Des paysages de l’eau construits et patrimoniaux

« Pas une habitation   sans une source ou rivière, l’eau ordonnait tout, et les rivières accueillaient les rencontres familiales, les prises d’air du dimanche. C’est comme si la végétation se liquéfiait pour engendrer l’eau vive, et que l’eau vive alors se transmutait en arbres. Et quand les arbres ont reculé, les rivières ont séché. »

Patrick Chamoiseau
Trésors cachés et patrimoine naturel de la Martinique vue du ciel- HC Editions 2007

Le canal de Beauregard, vers Fonds-Saint-Denis, devenu support de sentier de découverte

Au temps des habitations, la nécessité de l’eau a amené les hommes à construire des canaux d’adduction, profitant d’une main d’œuvre esclave et bon marché. Revert cite une notice sur le Carbet précisant que « la distillerie actuelle de M. Bally est alimentée par l’eau de la rivière que conduit le canal dit Delajus, du nom de l’ancien propriétaire du domaine. Ce canal, qui aurait nécessité trois ans de travail, est antérieur à 1848. Il passe sous le Morne  -Charlotte. Sa partie souterraine a plus de 100 mètres de long.

Un autre canal bien plus long et creusé aussi par la main des hommes conduit l’eau de la Rivière du Carbet, des hauteurs des Pitons, à l’habitation   Desfontaines. C’est le canal de Fonds-Mascret. » L’usine de Vivé était alimentée par une dérivation de la Capote, la distillerie Beauséjour par l’eau d’un bras de la Grande-Rivière captée plusieurs kilomètres en amont.

Le Canal du François, exemple intéressant de paysage de l’eau construit par les hommes

Dès qu’une rivière avait quelque importance, elle était dérivée de façon à profiter de l’eau sans trop craindre les violentes inondations cycloniques. Sur les ravines secondaires, des digues s’efforçaient de retenir les eaux des plus grosses « avalasses », sauf à céder à l’occasion. Mais, en pays sec ou demi-sec, la force motrice était autre : le Centre et le Sud ont été le domaine des moulins à bestiaux ou à vent, ainsi que des citernes et des mares pour stocker l’eau qui manquait en particulier pendant les longs mois de Carême.

Le lac réservoir de la Manzo

Plus récemment, la différence de la présence de l’eau entre nord et sud a conduit à d’importants travaux d’irrigation et d’alimentation en eau potable du sud à partir du nord.
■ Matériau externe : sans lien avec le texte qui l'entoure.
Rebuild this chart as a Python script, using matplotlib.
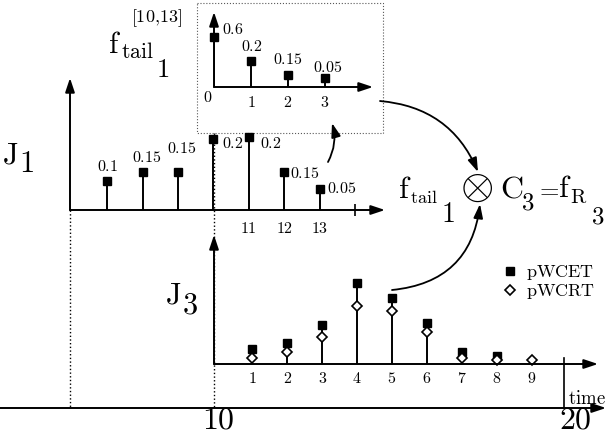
import numpy as np
import matplotlib
matplotlib.use('Agg')
from matplotlib import pyplot as plt
from matplotlib.patches import Rectangle

plt.rcParams['mathtext.fontset'] = 'cm'

W, H = 608, 438

# J1: execution time distribution, probabilities as printed, heights as drawn (% of axis)
j1_time = [7, 8, 9, 10, 11, 12, 13]
j1_prob = ['0.1', '0.15', '0.15', '0.2', '0.2', '0.15', '0.05']
j1_level = [22, 29, 29, 54, 55, 29, 16]

# tail of J1 from time 10, shifted to 0
tail_time = [0, 1, 2, 3]
tail_prob = ['0.6', '0.2', '0.15', '0.05']
tail_level = [67, 35, 16, 12]

# J3: pWCET and pWCRT (drawn heights, % of axis)
j3_time = [1, 2, 3, 4, 5, 6, 7, 8, 9]
j3_pwcet = [12, 16, 30, 63, 51, 32, 9, 6, np.nan]
j3_pwcrt = [5, 9, 21, 45, 41, 25, 5, 3, 3]

# label offsets in pixels (dx, dy, ha)
j1_off = [(0, 14, 'center'), (4, 14, 'center'), (4, 23, 'center'), (9, -5, 'left'),
          (11, -6, 'left'), (6, -2, 'left'), (7, 0, 'left')]
tail_off = [(8, 7, 'left'), (1, 14, 'center'), (0, 16, 'center'), (3, 11, 'center')]

arrow = dict(arrowstyle='-|>,head_length=0.6,head_width=0.2', color='k', lw=1.4,
             shrinkA=0, shrinkB=0, mutation_scale=14)


def px_axes(fig, left, top, right, bottom):
    # axes placed by pixel box, with arrow-headed axis lines
    ax = fig.add_axes([left / W, 1 - bottom / H, (right - left) / W, (bottom - top) / H])
    ax.set_facecolor('none')
    for s in ax.spines.values():
        s.set_visible(False)
    ax.set_yticks([])
    ax.set_ylim(0, 100)
    ax.annotate('', xy=(1, 0), xytext=(0, 0), xycoords='axes fraction', arrowprops=arrow)
    ax.annotate('', xy=(0, 1), xytext=(0, 0), xycoords='axes fraction', arrowprops=arrow)
    return ax


def stem_labels(ax, xs, ys, labels, offs):
    for x, y, s, (dx, dy, ha) in zip(xs, ys, labels, offs):
        ax.annotate('$' + s + '$', (x, y), xytext=(dx, dy), textcoords='offset pixels',
                    ha=ha, va='center', fontsize=11.5)


def put(x, y, s, size, **kw):
    # text at pixel position (left, baseline)
    kw.setdefault('ha', 'left')
    kw.setdefault('va', 'baseline')
    bg.text(x, y, s, fontsize=size, **kw)


fig = plt.figure(figsize=(W / 100, H / 100), dpi=100)

bg = fig.add_axes([0, 0, 1, 1])
bg.set_xlim(0, W)
bg.set_ylim(H, 0)
bg.axis('off')

# dotted guides and zoom box
bg.plot([70, 70], [210, 408], ':', color='k', lw=1)
bg.plot([214, 214], [133, 408], ':', color='k', lw=1)
bg.add_patch(Rectangle((197, 3), 186, 130, fill=False, ls=':', lw=0.8, ec='0.35'))

# time line
bg.annotate('', xy=(606, 408), xytext=(0, 408), arrowprops=arrow)
bg.plot([564, 564], [358, 408], color='k', lw=1.2)
put(218, 420, '$10$', 23, ha='center', va='center')
put(575, 420, '$20$', 23, ha='center', va='center')
put(587, 398, r'$\mathrm{time}$', 13.5, ha='center', va='center')

# J labels
put(2, 163, r'$\mathrm{J}$', 22)
put(19, 172, '$1$', 22)
put(165, 303, r'$\mathrm{J}$', 22)
put(182, 313, '$3$', 22)

# f_tail_1^[10,13]
put(108, 53, r'$\mathrm{f}$', 22)
put(131, 22, r'$[10{,}13]$', 13)
put(121, 58, r'$\mathrm{tail}$', 15.5)
put(156, 77, '$1$', 19)

# f_tail_1 (x) C_3 = f_R_3
put(398, 198, r'$\mathrm{f}$', 23)
put(410, 203, r'$\mathrm{tail}$', 13)
put(441, 222, '$1$', 20)
put(477, 187, r'$\otimes$', 31, ha='center', va='center')
put(500, 197, r'$\mathrm{C}$', 23)
put(521, 210, '$3$', 18)
put(535, 196, '$=$', 18)
put(558, 197, r'$\mathrm{f}$', 23)
put(570, 203, r'$\mathrm{R}$', 15)
put(591, 224, '$3$', 18)

# connecting arrows
bg.annotate('', xy=(478, 172), xytext=(380, 101),
            arrowprops=dict(arrow, lw=1.3, connectionstyle='arc3,rad=-0.3'))
bg.annotate('', xy=(480, 204), xytext=(392, 290),
            arrowprops=dict(arrow, lw=1.3, connectionstyle='arc3,rad=0.4'))
bg.annotate('', xy=(332, 123), xytext=(328, 162),
            arrowprops=dict(arrow, lw=1.3, connectionstyle='arc3,rad=0.2'))

# J1 distribution
ax1 = px_axes(fig, 70, 78, 385, 210)
ax1.set_xlim(5.95, 14.85)
ax1.vlines(j1_time, 0, j1_level, color='k', lw=1.4)
ax1.plot(j1_time, j1_level, 's', color='k', ms=5.5, clip_on=False)
stem_labels(ax1, j1_time, j1_level, j1_prob, j1_off)
ax1.set_xticks([11, 12, 13], labels=['$11$', '$12$', '$13$'], fontsize=11.5)
ax1.set_xticks([14], minor=True)
ax1.tick_params(which='major', length=0, pad=8)
ax1.tick_params(which='minor', length=8, width=1.2, direction='inout')

# tail, shifted
ax2 = px_axes(fig, 214, 12, 373, 87)
ax2.set_xlim(0, 4.3)
ax2.vlines(tail_time, 0, tail_level, color='k', lw=1.4)
ax2.plot(tail_time, tail_level, 's', color='k', ms=5.5, clip_on=False)
stem_labels(ax2, tail_time, tail_level, tail_prob, tail_off)
ax2.set_xticks([1, 2, 3], labels=['$1$', '$2$', '$3$'], fontsize=11.5)
ax2.tick_params(length=0, pad=6)
put(208, 97, '$0$', 11.5, ha='center', va='center')

# J3 response time
ax3 = px_axes(fig, 214, 235, 598, 364)
ax3.set_xlim(-0.1, 10.9)
ax3.vlines(j3_time, 0, np.fmax(j3_pwcet, j3_pwcrt), color='k', lw=1.4)
ax3.plot(j3_time, j3_pwcet, 's', color='k', ms=5.5, clip_on=False, label=r'$\mathrm{pWCET}$')
ax3.plot(j3_time, j3_pwcrt, 'D', mfc='white', mec='k', mew=1.2, ms=5.5, clip_on=False,
         label=r'$\mathrm{pWCRT}$')
ax3.set_xticks(j3_time, labels=['$%d$' % t for t in j3_time], fontsize=11.5)
ax3.tick_params(length=0, pad=5)
ax3.legend(loc='upper left', bbox_to_anchor=(504 / W, 1 - 263 / H), bbox_transform=fig.transFigure,
           frameon=False, fontsize=13, handlelength=0.7, handletextpad=0.5,
           labelspacing=0.0, borderpad=0, borderaxespad=0)

plt.savefig('out.png', dpi=100)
L’équipement le plus visible est la retenue de la Manzo, au centre de l’île, qui permet l’irrigation pour l’agriculture. Cette irrigation a contribué à transformer les paysages agricoles du sud, autorisant des cultures gourmandes en eau comme la banane. Mais l’alimentation fiable en eau potable reste un défi en Martinique, la sécurisation du service de distribution de l’eau étant d’autant plus difficile que plus de 90% de la ressource exploitée est d’origine superficielle.

Si la répartition dans l’espace est inégale, elle est tout aussi mal répartie dans le temps, conduisant partout, au nord comme au sud, à des crues subites et violentes, en particulier lors des épisodes cycloniques de l’hivernage. Il en résulte des risques d’inondation et de glissements de terrain, qui conditionnent en partie l’aménagement du territoire. Les tristes maisons déchaussées sur les pentes du François témoignent de ces risques liés aux glissements de terrain. Les talus des routes à vif aussi (voir le chapitre « Les paysages et les sols » dans le présent Atlas).

A Fort-de-France, l’eau a largement conditionné le développement de la ville. Les terres lagunaires et marécageuses des rivages de la baie n’étaient pas favorables à l’urbanisation. Le bourg restera longtemps malsain, ce qui explique en partie le refus prétexte des planteurs et des négociants de Saint-Pierre pour s’y installer. Tous les plans d’extensions successives de la ville, ceux de 1700, 1726, 1761, 1774 et 1783, organisent la lutte contre l’eau qui inonde régulièrement Fort-de-France. Chaque extension du centre s’opère en comblant les canaux du plan précédent et en réalisant de nouveaux travaux de canalisation et de drainage.